◆ WHAT TO WORK ON
Return the lines where the word "drawn" occurs.

◆ RECORDS SHOWN
· · · ·

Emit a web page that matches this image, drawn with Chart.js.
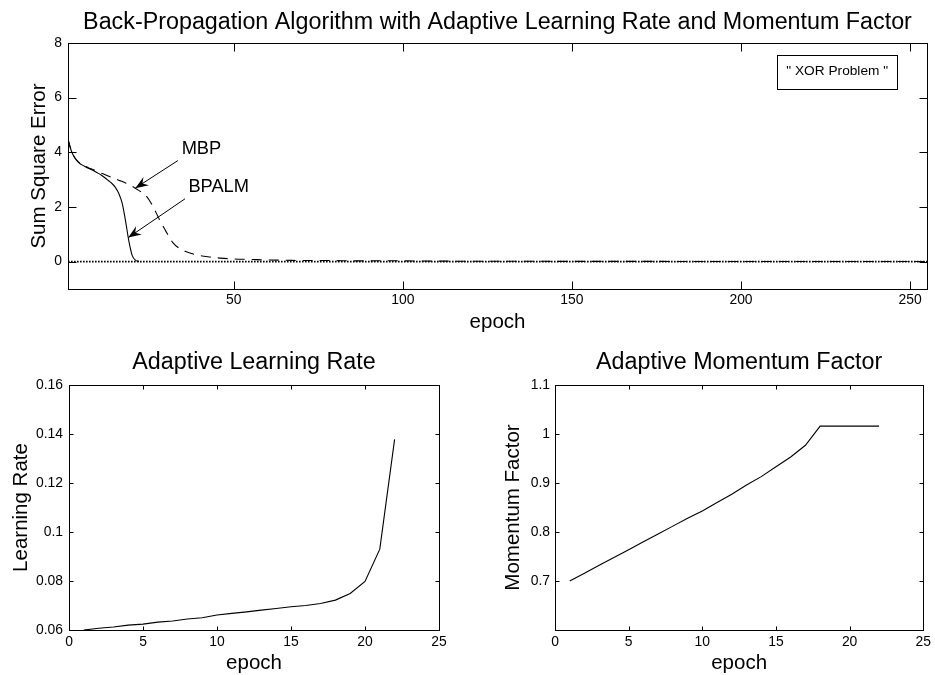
<!DOCTYPE html>
<html>
<head>
<meta charset="utf-8">
<title>Back-Propagation with Adaptive Learning Rate and Momentum</title>
<script src="https://cdn.jsdelivr.net/npm/chart.js@4"></script>
<style>
  body { margin: 0; background: #fff; width: 935px; height: 675px; position: relative; overflow: hidden; }
  .panel { position: absolute; }
</style>
</head>
<body>
<div class="panel" style="left:0;top:0;width:935px;height:340px"><canvas id="sseChart"></canvas></div>
<div class="panel" style="left:0;top:340px;width:470px;height:335px"><canvas id="lrChart"></canvas></div>
<div class="panel" style="left:470px;top:340px;width:465px;height:335px"><canvas id="mfChart"></canvas></div>

<script>
// error curves (sum square error per epoch)
const bpalmEpochs = [1, 2, 3, 4, 5, 6, 7, 8, 9, 10, 11, 12, 13, 14, 15, 16, 17, 18, 19, 20, 21, 22];
const bpalmSse = [4.48, 4.05, 3.8, 3.64, 3.55, 3.48, 3.42, 3.36, 3.3, 3.23, 3.15, 3.06, 2.96, 2.86, 2.72, 2.5, 2.15, 1.5, 0.75, 0.22, 0.05, 0.01];
const mbpEpochs = [1, 2, 3, 4, 5, 6, 7, 8, 9, 10, 12, 14, 16, 18, 20, 22, 24, 26, 28, 30, 32, 34, 36, 38, 40, 43, 46, 50, 55, 60, 65, 70, 75, 80, 85, 90, 95, 100, 105, 110, 130, 160, 200, 255];
const mbpSse = [4.48, 4.05, 3.8, 3.66, 3.57, 3.5, 3.44, 3.39, 3.34, 3.28, 3.18, 3.08, 2.98, 2.88, 2.76, 2.6, 2.42, 2.05, 1.55, 1.1, 0.7, 0.48, 0.36, 0.28, 0.22, 0.17, 0.13, 0.1, 0.08, 0.06, 0.055, 0.04, 0.045, 0.04, 0.03, 0.03, 0.035, 0.03, 0.025, 0.02, 0.015, 0.01, 0.008, 0.005];
const goalEpochs = [1, 255];
const goalSse = [0, 0];
const sseTicksX = [50, 100, 150, 200, 250];
const sseTicksY = [0, 2, 4, 6, 8];

// adaptive parameters per epoch
const paramEpochs = [1, 2, 3, 4, 5, 6, 7, 8, 9, 10, 11, 12, 13, 14, 15, 16, 17, 18, 19, 20, 21, 22];
const learningRate = [0.06, 0.0607, 0.0612, 0.062, 0.0624, 0.0632, 0.0637, 0.0645, 0.065, 0.0661, 0.0668, 0.0674, 0.0681, 0.0688, 0.0695, 0.07, 0.0708, 0.0722, 0.0749, 0.0798, 0.093, 0.1378];
const momentumFactor = [0.7, 0.716, 0.732, 0.748, 0.764, 0.78, 0.796, 0.812, 0.828, 0.843, 0.86, 0.877, 0.896, 0.913, 0.933, 0.953, 0.977, 1.016, 1.016, 1.016, 1.016, 1.016];
const paramTicksX = [0, 5, 10, 15, 20, 25];
const lrTicksY = [0.06, 0.08, 0.1, 0.12, 0.14, 0.16];
const mfTicksY = [0.7, 0.8, 0.9, 1, 1.1];

const FONT = "'Liberation Sans', Arial, sans-serif";

function pts(xs, ys) {
  return xs.map((x, i) => ({ x: x, y: ys[i] }));
}

function fmt(v) {
  return String(+v.toFixed(4));
}

// MATLAB-like box: full frame, inward ticks on all four sides, titles drawn by hand
const frame = {
  id: "frame",
  afterDatasetsDraw(chart, args, opts) {
    const { ctx, chartArea: a, scales } = chart;
    const x = scales.x, y = scales.y;
    const L = Math.round(a.left) + 0.5, R = Math.round(a.right) + 0.5;
    const T = Math.round(a.top) + 0.5, B = Math.round(a.bottom) + 0.5;
    ctx.save();
    ctx.strokeStyle = "#000";
    ctx.lineWidth = 1;
    ctx.strokeRect(L, T, R - L, B - T);
    ctx.beginPath();
    x.ticks.forEach((t) => {
      const px = Math.round(x.getPixelForValue(t.value)) + 0.5;
      ctx.moveTo(px, B); ctx.lineTo(px, B - opts.tickLen);
      ctx.moveTo(px, T); ctx.lineTo(px, T + opts.tickLen);
    });
    y.ticks.forEach((t) => {
      const py = Math.round(y.getPixelForValue(t.value)) + 0.5;
      ctx.moveTo(L, py); ctx.lineTo(L + opts.tickLen, py);
      ctx.moveTo(R, py); ctx.lineTo(R - opts.tickLen, py);
    });
    ctx.stroke();

    ctx.fillStyle = "#000";
    ctx.textAlign = "center";
    ctx.textBaseline = "middle";
    const cx = (a.left + a.right) / 2;
    ctx.font = opts.titleSize + "px " + FONT;
    ctx.fillText(opts.title, cx, opts.titleY);
    ctx.font = opts.labelSize + "px " + FONT;
    ctx.fillText(opts.xLabel, cx, opts.xLabelY);
    ctx.translate(opts.yLabelX, (a.top + a.bottom) / 2);
    ctx.rotate(-Math.PI / 2);
    ctx.fillText(opts.yLabel, 0, 0);
    ctx.restore();
  },
};

// arrows and the text box on the error plot
const sseNotes = {
  id: "sseNotes",
  afterDatasetsDraw(chart) {
    const { ctx, scales: { x, y } } = chart;
    const P = (p) => [x.getPixelForValue(p[0]), y.getPixelForValue(p[1])];
    const arrows = [
      { text: "MBP", at: [34.6, 4.12], from: [33.5, 3.7], to: [20.9, 2.69] },
      { text: "BPALM", at: [36.6, 2.72], from: [35.6, 2.3], to: [18.8, 0.88] },
    ];
    ctx.save();
    ctx.strokeStyle = "#000";
    ctx.fillStyle = "#000";
    ctx.lineWidth = 1;
    ctx.font = "18.3px " + FONT;
    ctx.textAlign = "left";
    ctx.textBaseline = "middle";
    arrows.forEach((n) => {
      const [tx, ty] = P(n.at);
      ctx.fillText(n.text, tx, ty);
      const [x0, y0] = P(n.from);
      const [x1, y1] = P(n.to);
      ctx.beginPath();
      ctx.moveTo(x0, y0);
      ctx.lineTo(x1, y1);
      ctx.stroke();
      const ang = Math.atan2(y1 - y0, x1 - x0);
      const hl = 13, hw = 5;
      const bx = x1 - hl * Math.cos(ang), by = y1 - hl * Math.sin(ang);
      const nx = -Math.sin(ang) * hw, ny = Math.cos(ang) * hw;
      const mx = x1 - hl * 0.65 * Math.cos(ang), my = y1 - hl * 0.65 * Math.sin(ang);
      ctx.beginPath();
      ctx.moveTo(x1, y1);
      ctx.lineTo(bx + nx, by + ny);
      ctx.lineTo(mx, my);
      ctx.lineTo(bx - nx, by - ny);
      ctx.closePath();
      ctx.fill();
    });

    // label box in the upper right corner
    const [bx0, by0] = P([210.7, 7.55]);
    const [bx1, by1] = P([246.2, 6.32]);
    ctx.strokeRect(Math.round(bx0) + 0.5, Math.round(by0) + 0.5, Math.round(bx1 - bx0), Math.round(by1 - by0));
    ctx.font = "13.7px " + FONT;
    ctx.textAlign = "center";
    ctx.fillText('" XOR Problem "', (bx0 + bx1) / 2, (by0 + by1) / 2 - 1);
    ctx.restore();
  },
};

function axisOpts(min, max, tickValues, fit, padding, isY) {
  return {
    type: "linear",
    min: min,
    max: max,
    grid: { display: false, drawTicks: false },
    border: { display: false },
    ticks: {
      color: "#000",
      font: { family: FONT, size: 13.9 },
      padding: padding,
      autoSkip: false,
      maxRotation: 0,
      callback: (v) => fmt(v),
    },
    afterBuildTicks: (s) => {
      s.ticks = tickValues.map((v) => ({ value: v }));
    },
    afterFit: (s) => {
      if (isY) s.width = fit;
      else s.height = fit;
    },
  };
}

function baseOptions(layoutPad, xAxis, yAxis, frameOpts) {
  return {
    responsive: true,
    maintainAspectRatio: false,
    animation: false,
    events: [],
    layout: { padding: layoutPad },
    elements: { point: { radius: 0 } },
    scales: { x: xAxis, y: yAxis },
    plugins: {
      legend: { display: false },
      tooltip: { enabled: false },
      title: { display: false },
      frame: frameOpts,
    },
  };
}

new Chart(document.getElementById("sseChart"), {
  type: "line",
  data: {
    datasets: [
      {
        label: "BPALM",
        data: pts(bpalmEpochs, bpalmSse),
        borderColor: "#000",
        borderWidth: 1.1,
        cubicInterpolationMode: "monotone",
      },
      {
        label: "MBP",
        data: pts(mbpEpochs, mbpSse),
        borderColor: "#000",
        borderWidth: 1.1,
        borderDash: [10, 7],
        cubicInterpolationMode: "monotone",
      },
      {
        label: "Goal",
        data: pts(goalEpochs, goalSse),
        borderColor: "#000",
        borderWidth: 1.6,
        borderDash: [1.6, 1.4],
      },
    ],
  },
  options: baseOptions(
    { top: 43, right: 8, left: 0, bottom: 0 },
    axisOpts(1, 255, sseTicksX, 51, 3, false),
    axisOpts(-1, 8, sseTicksY, 68, 6, true),
    {
      tickLen: 8,
      title: "Back-Propagation Algorithm with Adaptive Learning Rate and Momentum Factor",
      titleSize: 23.3,
      titleY: 23,
      xLabel: "epoch",
      xLabelY: 322,
      yLabel: "Sum Square Error",
      yLabelX: 39,
      labelSize: 20.5,
    }
  ),
  plugins: [frame, sseNotes],
});

new Chart(document.getElementById("lrChart"), {
  type: "line",
  data: {
    datasets: [
      {
        label: "Learning Rate",
        data: pts(paramEpochs, learningRate),
        borderColor: "#000",
        borderWidth: 1.1,
        tension: 0,
      },
    ],
  },
  options: baseOptions(
    { top: 45, right: 31, left: 0, bottom: 0 },
    axisOpts(0, 25, paramTicksX, 45, 4, false),
    axisOpts(0.06, 0.16, lrTicksY, 69, 6, true),
    {
      tickLen: 4,
      title: "Adaptive Learning Rate",
      titleSize: 23.3,
      titleY: 23,
      xLabel: "epoch",
      xLabelY: 323,
      yLabel: "Learning Rate",
      yLabelX: 21,
      labelSize: 20.5,
    }
  ),
  plugins: [frame],
});

new Chart(document.getElementById("mfChart"), {
  type: "line",
  data: {
    datasets: [
      {
        label: "Momentum Factor",
        data: pts(paramEpochs, momentumFactor),
        borderColor: "#000",
        borderWidth: 1.1,
        tension: 0,
      },
    ],
  },
  options: baseOptions(
    { top: 45, right: 10, left: 0, bottom: 0 },
    axisOpts(0, 25, paramTicksX, 45, 4, false),
    axisOpts(0.6, 1.1, mfTicksY, 85, 5, true),
    {
      tickLen: 4,
      title: "Adaptive Momentum Factor",
      titleSize: 23.3,
      titleY: 23,
      xLabel: "epoch",
      xLabelY: 323,
      yLabel: "Momentum Factor",
      yLabelX: 43,
      labelSize: 20.5,
    }
  ),
  plugins: [frame],
});
</script>
</body>
</html>
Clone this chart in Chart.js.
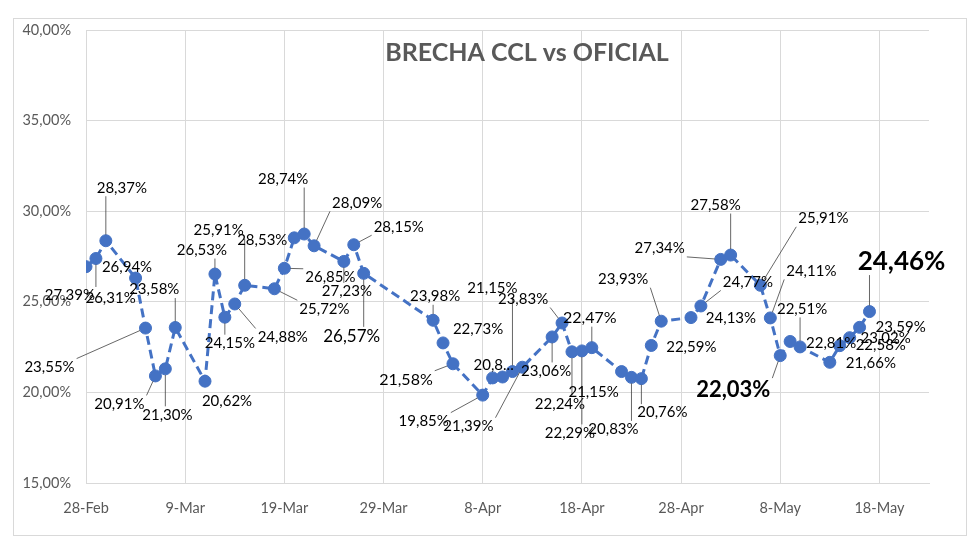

· · · ·

◆ THE ANSWER
Emit a web page that matches this image, drawn with Chart.js.
// MATLAB-like box: full frame, inward ticks on all four sides, titles drawn by hand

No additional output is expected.